Transport maritime : la mondialisation sur les océans
Spécialité culinaire française, la cuisse de grenouille représente un enjeu écologique important : chaque année, près d’un milliard de batraciens sont exportés dans le monde. Les prélèvements dans la nature étant interdits en Europe, la raniculture se développe ; une solution qui fait pourtant apparaître d’autres problèmes.
Sur la période 1996-2006, la France, la Belgique et les États-unis sont les plus gros importateurs de grenouilles, les Français consommant 3 500 tonnes de cuisses par an. Les producteurs se concentrent surtout en Asie, l’indonésie approvisionnant 45 % du marché mondial (cf. document). Estimé à 40 millions de dollars, ce dernier reste marginal alors que ses conséquences sont désastreuses pour la biodiversité.
Bien que l’union européenne (UE) ait interdit les prélèvements de grenouilles dans la nature, ils continuent dans d’autres pays et menacent les populations de batraciens. Une pratique d’autant plus surprenante que dans les années 1960-1970, elle avait déjà eu des effets néfastes, notamment en Inde. Avec la quasi-disparition des grenouilles, prédateurs naturels des insectes, le pays avait vu ces derniers proliférer, rendant indispensable l’usage d’insecticides et de pesticides pour l’agriculture et favorisant les maladies infectieuses propagées par les moustiques. Non seulement le coût fut plus important que le gain lié au commerce des grenouilles, mais surtout, les batraciens, sensibles aux produits chimiques, se trouvèrent encore plus menacés.
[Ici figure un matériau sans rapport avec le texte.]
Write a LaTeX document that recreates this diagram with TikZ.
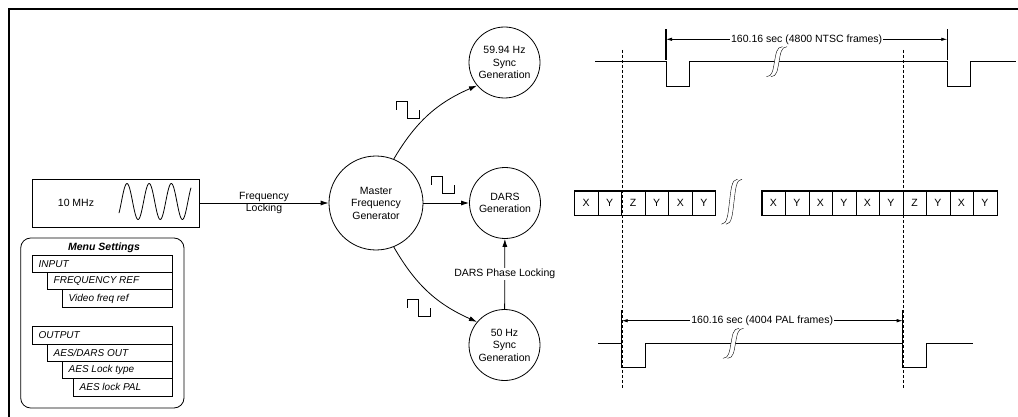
\documentclass[tikz,border=0pt]{standalone}
\usepackage{fontspec}
\setmainfont{Liberation Sans}
\usetikzlibrary{arrows.meta}
\newcommand{\pulse}[2]{\draw (#1,#2+8.3) -- (#1,#2) -- (#1+11.5,#2) -- (#1+11.5,#2+16.6) -- (#1+23.5,#2+16.6) -- (#1+23.5,#2+8.3);}
\newcommand{\entry}[4]{\draw (#2,#3) rectangle (172.3,#3+17.4); \node[anchor=west, inner sep=0pt, font=\itshape] (#1) at (#2+6,#3+8.7) {#4};}
\newcommand{\squiggle}[3]{\begin{scope}[shift={(#1,#2)}, yscale=#3]
  \fill[white] (-8,15) .. controls (-2,15) and (-1.5,8) .. (0,0) .. controls (1.5,-8) and (2,-15) .. (8,-15) -- (12.5,-15) .. controls (6.5,-15) and (6,-8) .. (4.5,0) .. controls (3,8) and (2.5,15) .. (-3.5,15) -- cycle;
  \foreach \dx in {0,4.5}
    \draw[thin, xshift=\dx] (-8,15) .. controls (-2,15) and (-1.5,8) .. (0,0) .. controls (1.5,-8) and (2,-15) .. (8,-15);
\end{scope}}
\tikzset{
  bubble/.style={circle, draw, align=center, inner sep=0pt},
  arr/.style={-{Latex[length=8pt,width=5pt]}},
  dimarr/.style={{Latex[length=6pt,width=3.5pt]}-{Latex[length=6pt,width=3.5pt]}},
  cell/.style={draw, thin, minimum width=23.5pt, minimum height=24pt, inner sep=0pt}
}

\begin{document}
\begin{tikzpicture}[x=1pt, y=-1pt, line width=0.8pt, font=\fontsize{10.5}{12.5}\selectfont]
    \useasboundingbox (0,0) rectangle (1018,417);
    % frame
    \draw[line width=2pt] (9,417) -- (9,9) -- (1018,9);
    % oscillator
    \node[draw, minimum width=167pt, minimum height=48pt, inner sep=0pt] (osc) at (115.5,203) {};
    \node (osctext) at (76,203) {10 MHz};
    \draw plot[domain=-40:1130, samples=120, smooth] ({119+(\x+40)/1170*72}, {201.5-18*sin(\x)});
    % menu
    \node[draw, rounded corners=10pt, minimum width=163.3pt, minimum height=170pt, inner sep=0pt] (menu) at (102.35,323) {};
    \node[font=\fontsize{10.5}{12.5}\selectfont\bfseries\itshape] (menutitle) at (104,247.5) {Menu Settings};
    \entry{input}{32.3}{255}{INPUT}
    \entry{freqref}{47.3}{272.4}{FREQUENCY REF}
    \entry{videoref}{62.3}{289.8}{Video freq ref}
    \entry{output}{32.3}{326.5}{OUTPUT}
    \entry{aesout}{47.3}{343.9}{AES/DARS OUT}
    \entry{locktype}{62.3}{361.3}{AES Lock type}
    \entry{lockpal}{73.3}{378.7}{AES lock PAL}
    % generators
    \node[bubble, minimum size=94pt] (master) at (376,203) {Master\\Frequency\\Generator};
    \node[bubble, minimum size=71pt] (ntsc) at (504.5,62.5) {59.94 Hz\\Sync\\Generation};
    \node[bubble, minimum size=71pt] (dars) at (505,203) {DARS\\Generation};
    \node[bubble, minimum size=71pt] (pal) at (504.5,345) {50 Hz\\Sync\\Generation};
    \draw[arr] (osc) -- (master) node[midway, align=center] {Frequency\\Locking};
    \draw[arr] (master.68) to[bend left=18] (ntsc.220);
    \draw[arr] (master) -- (dars);
    \draw[arr] (master.-68) to[bend right=18] (pal.140);
    \draw[arr] (pal) -- (dars) node[midway, fill=white, inner sep=1pt] {DARS Phase Locking};
    \pulse{396}{101.7}
    \pulse{431}{176.7}
    \pulse{407.3}{299.3}
    % markers
    \draw[thin, densely dashed] (621.7,50) -- (621.7,389);
    \draw[thin, densely dashed] (902.7,50) -- (902.7,389);
    % ntsc sync
    \draw (595,61.7) -- (666,61.7) -- (666,86) -- (689.3,86) -- (689.3,61.7) -- (947.3,61.7) -- (947.3,86) -- (970.7,86) -- (970.7,61.7) -- (1016,61.7);
    \squiggle{774.5}{61.7}{1}
    \draw[line width=1.5pt] (666,29.3) -- (666,60);
    \draw[line width=1.5pt] (947.3,29.3) -- (947.3,60);
    \draw[dimarr] (666,39.3) -- (947.3,39.3) node[midway, fill=white, inner sep=1pt] {160.16 sec (4800 NTSC frames)};
    % frame sequence
    \foreach \lbl [count=\i] in {X,Y,Z,Y,X,Y}
        \node[cell] (l\i) at ({574.3+23.55*(\i-0.5)},203) {\lbl};
    \draw[thick] (l1.north west) rectangle (l6.south east);
    \squiggle{729.5}{201.7}{1.5}
    \foreach \lbl [count=\i] in {X,Y,X,Y,X,Y,Z,Y,X,Y}
        \node[cell] (r\i) at ({761.7+23.5*(\i-0.5)},203) {\lbl};
    \draw[thick] (r1.north west) rectangle (r10.south east);
    % pal sync
    \draw (598.3,343.3) -- (621.7,343.3) -- (621.7,367.3) -- (645,367.3) -- (645,343.3) -- (902.7,343.3) -- (902.7,367.3) -- (926.7,367.3) -- (926.7,343.3) -- (973.3,343.3);
    \squiggle{731}{343.3}{1}
    \draw[line width=1.5pt] (621.7,310) -- (621.7,343.3);
    \draw[line width=1.5pt] (902.7,310) -- (902.7,343.3);
    \draw[dimarr] (621.7,320.7) -- (902.7,320.7) node[midway, fill=white, inner sep=1pt] {160.16 sec (4004 PAL frames)};
\end{tikzpicture}
\end{document}
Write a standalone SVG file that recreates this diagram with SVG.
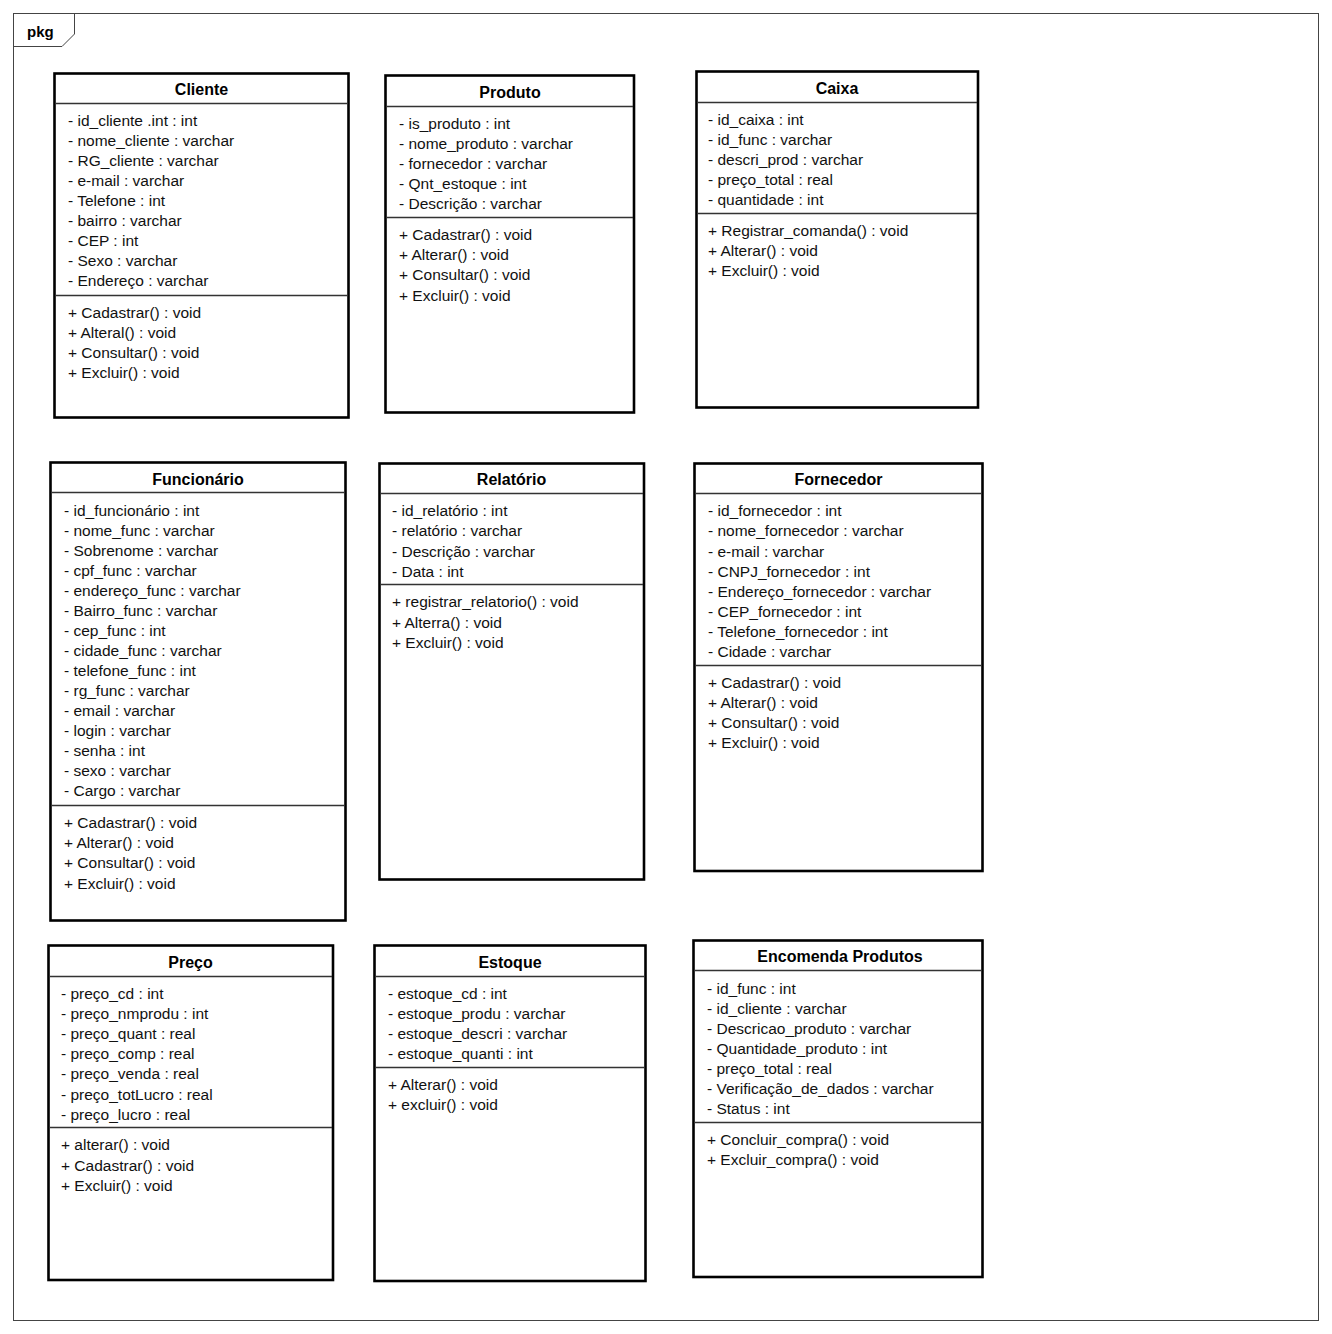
<svg xmlns="http://www.w3.org/2000/svg" width="1332" height="1334" viewBox="0 0 1332 1334">
<style>
.frame{fill:none;stroke:#444;stroke-width:1}
.box{fill:#fff;stroke:#000;stroke-width:2.6}
.sep{stroke:#333;stroke-width:1.4}
.t{font-family:"Liberation Sans",Arial,sans-serif;font-size:16px;font-weight:bold;fill:#000;text-anchor:middle}
.a{font-family:"Liberation Sans",Arial,sans-serif;font-size:15.5px;fill:#111}
.pkg{font-family:"Liberation Sans",Arial,sans-serif;font-size:15px;font-weight:bold;fill:#000}
</style>
<rect width="1332" height="1334" fill="#fff"/>
<g id="package">
<rect class="frame" x="13.5" y="13.5" width="1305" height="1307"/>
<path class="frame" d="M13.5 46.5 H62 L74.5 34 V13.5"/>
<text class="pkg" x="27" y="37">pkg</text>
</g>
<g id="connectors"></g>

<g id="cliente">
<rect class="box" x="54.5" y="73.5" width="294" height="344"/>
<line class="sep" x1="55" y1="103.5" x2="348" y2="103.5"/>
<line class="sep" x1="55" y1="295.5" x2="348" y2="295.5"/>
<text class="t" x="201.5" y="95">Cliente</text>
<text class="a" x="68" y="126">- id_cliente .int : int</text>
<text class="a" x="68" y="146">- nome_cliente : varchar</text>
<text class="a" x="68" y="166">- RG_cliente : varchar</text>
<text class="a" x="68" y="186">- e-mail : varchar</text>
<text class="a" x="68" y="206">- Telefone : int</text>
<text class="a" x="68" y="226">- bairro : varchar</text>
<text class="a" x="68" y="246">- CEP : int</text>
<text class="a" x="68" y="266">- Sexo : varchar</text>
<text class="a" x="68" y="286">- Endereço : varchar</text>
<text class="a" x="68" y="318">+ Cadastrar() : void</text>
<text class="a" x="68" y="338">+ Alteral() : void</text>
<text class="a" x="68" y="358">+ Consultar() : void</text>
<text class="a" x="68" y="378">+ Excluir() : void</text>
</g>

<g id="produto">
<rect class="box" x="385.5" y="75.5" width="248.5" height="337"/>
<line class="sep" x1="386" y1="106.5" x2="633" y2="106.5"/>
<line class="sep" x1="386" y1="217.5" x2="633" y2="217.5"/>
<text class="t" x="510" y="98">Produto</text>
<text class="a" x="399" y="129">- is_produto : int</text>
<text class="a" x="399" y="149">- nome_produto : varchar</text>
<text class="a" x="399" y="169">- fornecedor : varchar</text>
<text class="a" x="399" y="189">- Qnt_estoque : int</text>
<text class="a" x="399" y="209">- Descrição : varchar</text>
<text class="a" x="399" y="240">+ Cadastrar() : void</text>
<text class="a" x="399" y="260">+ Alterar() : void</text>
<text class="a" x="399" y="280">+ Consultar() : void</text>
<text class="a" x="399" y="301">+ Excluir() : void</text>
</g>

<g id="caixa">
<rect class="box" x="696.5" y="71.5" width="281.5" height="336"/>
<line class="sep" x1="697" y1="102.5" x2="977" y2="102.5"/>
<line class="sep" x1="697" y1="213.5" x2="977" y2="213.5"/>
<text class="t" x="837" y="94">Caixa</text>
<text class="a" x="708" y="125">- id_caixa : int</text>
<text class="a" x="708" y="145">- id_func : varchar</text>
<text class="a" x="708" y="165">- descri_prod : varchar</text>
<text class="a" x="708" y="185">- preço_total : real</text>
<text class="a" x="708" y="205">- quantidade : int</text>
<text class="a" x="708" y="236">+ Registrar_comanda() : void</text>
<text class="a" x="708" y="256">+ Alterar() : void</text>
<text class="a" x="708" y="276">+ Excluir() : void</text>
</g>

<g id="funcionario">
<rect class="box" x="50.5" y="462.5" width="295" height="458"/>
<line class="sep" x1="51" y1="492.5" x2="345" y2="492.5"/>
<line class="sep" x1="51" y1="805.5" x2="345" y2="805.5"/>
<text class="t" x="198" y="485">Funcionário</text>
<text class="a" x="64" y="516">- id_funcionário : int</text>
<text class="a" x="64" y="536">- nome_func : varchar</text>
<text class="a" x="64" y="556">- Sobrenome : varchar</text>
<text class="a" x="64" y="576">- cpf_func : varchar</text>
<text class="a" x="64" y="596">- endereço_func : varchar</text>
<text class="a" x="64" y="616">- Bairro_func : varchar</text>
<text class="a" x="64" y="636">- cep_func : int</text>
<text class="a" x="64" y="656">- cidade_func : varchar</text>
<text class="a" x="64" y="676">- telefone_func : int</text>
<text class="a" x="64" y="696">- rg_func : varchar</text>
<text class="a" x="64" y="716">- email : varchar</text>
<text class="a" x="64" y="736">- login : varchar</text>
<text class="a" x="64" y="756">- senha : int</text>
<text class="a" x="64" y="776">- sexo : varchar</text>
<text class="a" x="64" y="796">- Cargo : varchar</text>
<text class="a" x="64" y="828">+ Cadastrar() : void</text>
<text class="a" x="64" y="848">+ Alterar() : void</text>
<text class="a" x="64" y="868">+ Consultar() : void</text>
<text class="a" x="64" y="889">+ Excluir() : void</text>
</g>

<g id="relatorio">
<rect class="box" x="379.5" y="463.5" width="264.5" height="416"/>
<line class="sep" x1="380" y1="493.5" x2="643" y2="493.5"/>
<line class="sep" x1="380" y1="584.5" x2="643" y2="584.5"/>
<text class="t" x="511.5" y="485">Relatório</text>
<text class="a" x="392" y="516">- id_relatório : int</text>
<text class="a" x="392" y="536">- relatório : varchar</text>
<text class="a" x="392" y="557">- Descrição : varchar</text>
<text class="a" x="392" y="577">- Data : int</text>
<text class="a" x="392" y="607">+ registrar_relatorio() : void</text>
<text class="a" x="392" y="628">+ Alterra() : void</text>
<text class="a" x="392" y="648">+ Excluir() : void</text>
</g>

<g id="fornecedor">
<rect class="box" x="694.5" y="463.5" width="288" height="407.5"/>
<line class="sep" x1="695" y1="493.5" x2="982" y2="493.5"/>
<line class="sep" x1="695" y1="665.5" x2="982" y2="665.5"/>
<text class="t" x="838.5" y="485">Fornecedor</text>
<text class="a" x="708" y="516">- id_fornecedor : int</text>
<text class="a" x="708" y="536">- nome_fornecedor : varchar</text>
<text class="a" x="708" y="557">- e-mail : varchar</text>
<text class="a" x="708" y="577">- CNPJ_fornecedor : int</text>
<text class="a" x="708" y="597">- Endereço_fornecedor : varchar</text>
<text class="a" x="708" y="617">- CEP_fornecedor : int</text>
<text class="a" x="708" y="637">- Telefone_fornecedor : int</text>
<text class="a" x="708" y="657">- Cidade : varchar</text>
<text class="a" x="708" y="688">+ Cadastrar() : void</text>
<text class="a" x="708" y="708">+ Alterar() : void</text>
<text class="a" x="708" y="728">+ Consultar() : void</text>
<text class="a" x="708" y="748">+ Excluir() : void</text>
</g>

<g id="preco">
<rect class="box" x="48.5" y="945.5" width="284.5" height="334.5"/>
<line class="sep" x1="49" y1="976.5" x2="332" y2="976.5"/>
<line class="sep" x1="49" y1="1127.5" x2="332" y2="1127.5"/>
<text class="t" x="190.5" y="968">Preço</text>
<text class="a" x="61" y="999">- preço_cd : int</text>
<text class="a" x="61" y="1019">- preço_nmprodu : int</text>
<text class="a" x="61" y="1039">- preço_quant : real</text>
<text class="a" x="61" y="1059">- preço_comp : real</text>
<text class="a" x="61" y="1079">- preço_venda : real</text>
<text class="a" x="61" y="1100">- preço_totLucro : real</text>
<text class="a" x="61" y="1120">- preço_lucro : real</text>
<text class="a" x="61" y="1150">+ alterar() : void</text>
<text class="a" x="61" y="1171">+ Cadastrar() : void</text>
<text class="a" x="61" y="1191">+ Excluir() : void</text>
</g>

<g id="estoque">
<rect class="box" x="374.5" y="945.5" width="271" height="335.5"/>
<line class="sep" x1="375" y1="976.5" x2="645" y2="976.5"/>
<line class="sep" x1="375" y1="1067.5" x2="645" y2="1067.5"/>
<text class="t" x="510" y="968">Estoque</text>
<text class="a" x="388" y="999">- estoque_cd : int</text>
<text class="a" x="388" y="1019">- estoque_produ : varchar</text>
<text class="a" x="388" y="1039">- estoque_descri : varchar</text>
<text class="a" x="388" y="1059">- estoque_quanti : int</text>
<text class="a" x="388" y="1090">+ Alterar() : void</text>
<text class="a" x="388" y="1110">+ excluir() : void</text>
</g>

<g id="encomenda">
<rect class="box" x="693.5" y="940.5" width="289" height="336.5"/>
<line class="sep" x1="694" y1="970.5" x2="982" y2="970.5"/>
<line class="sep" x1="694" y1="1122.5" x2="982" y2="1122.5"/>
<text class="t" x="840" y="962">Encomenda Produtos</text>
<text class="a" x="707" y="994">- id_func : int</text>
<text class="a" x="707" y="1014">- id_cliente : varchar</text>
<text class="a" x="707" y="1034">- Descricao_produto : varchar</text>
<text class="a" x="707" y="1054">- Quantidade_produto : int</text>
<text class="a" x="707" y="1074">- preço_total : real</text>
<text class="a" x="707" y="1094">- Verificação_de_dados : varchar</text>
<text class="a" x="707" y="1114">- Status : int</text>
<text class="a" x="707" y="1145">+ Concluir_compra() : void</text>
<text class="a" x="707" y="1165">+ Excluir_compra() : void</text>
</g>
</svg>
LA RANICULTURE, UNE SOLUTION ?
Face à cette situation, la raniculture pourrait constituer une alternative viable. Son commerce, difficile à quantifier compte tenu du manque de données, représenterait environ le quart du total des exportations. Si les premiers problèmes rencontrés, notamment la forte mortalité des individus, semblent maîtrisés, les besoins climatiques des grenouilles circonscrivent leur élevage dans les pays chauds et humides. Ce paramètre empêche encore l’installation massive de la raniculture en Europe, malgré une première ferme créée en France en 2011 dans la Drôme. Toutefois, le remède s’avérerait pire que le mal.
La raniculture risque en effet de rendre invasive l’espèce élevée et favorise l’apparition de nouvelles maladies et infections. Associé au commerce de grenouilles vivantes, l’élevage est considéré comme étant l’une des principales causes de propagation du Batrachochytrium dendrobatidis, un champignon jugé en grande partie responsable de l’effondrement de la population des amphibiens dans le monde, provoquant déjà l’extinction de certaines espèces (1). Parasitant la peau des grenouilles, organe indispensable pour leur respiration, la maladie affecte 32 % des 2 583 familles d’amphibiens connues à ce jour, avec un taux de mortalité atteignant parfois 100%. Afin d’endiguer la disparition des grenouilles, présentes sur Terre depuis le Trias (250 millions d’années av. J.-C.), la meilleure solution serait d’en interdire la consommation. Cela n’étant pas envisageable à court terme, les experts estiment que la raniculture devrait se conformer à des règles et à des contrôles sanitaires stricts, en prohibant, par exemple, le commerce de grenouilles vivantes. T.
NOTE
(1) Simon N. Stuart (dir.), « Status and Trends of Amphibian Declines and Extinctions Worldwide », in Science no 5702, décembre 2004.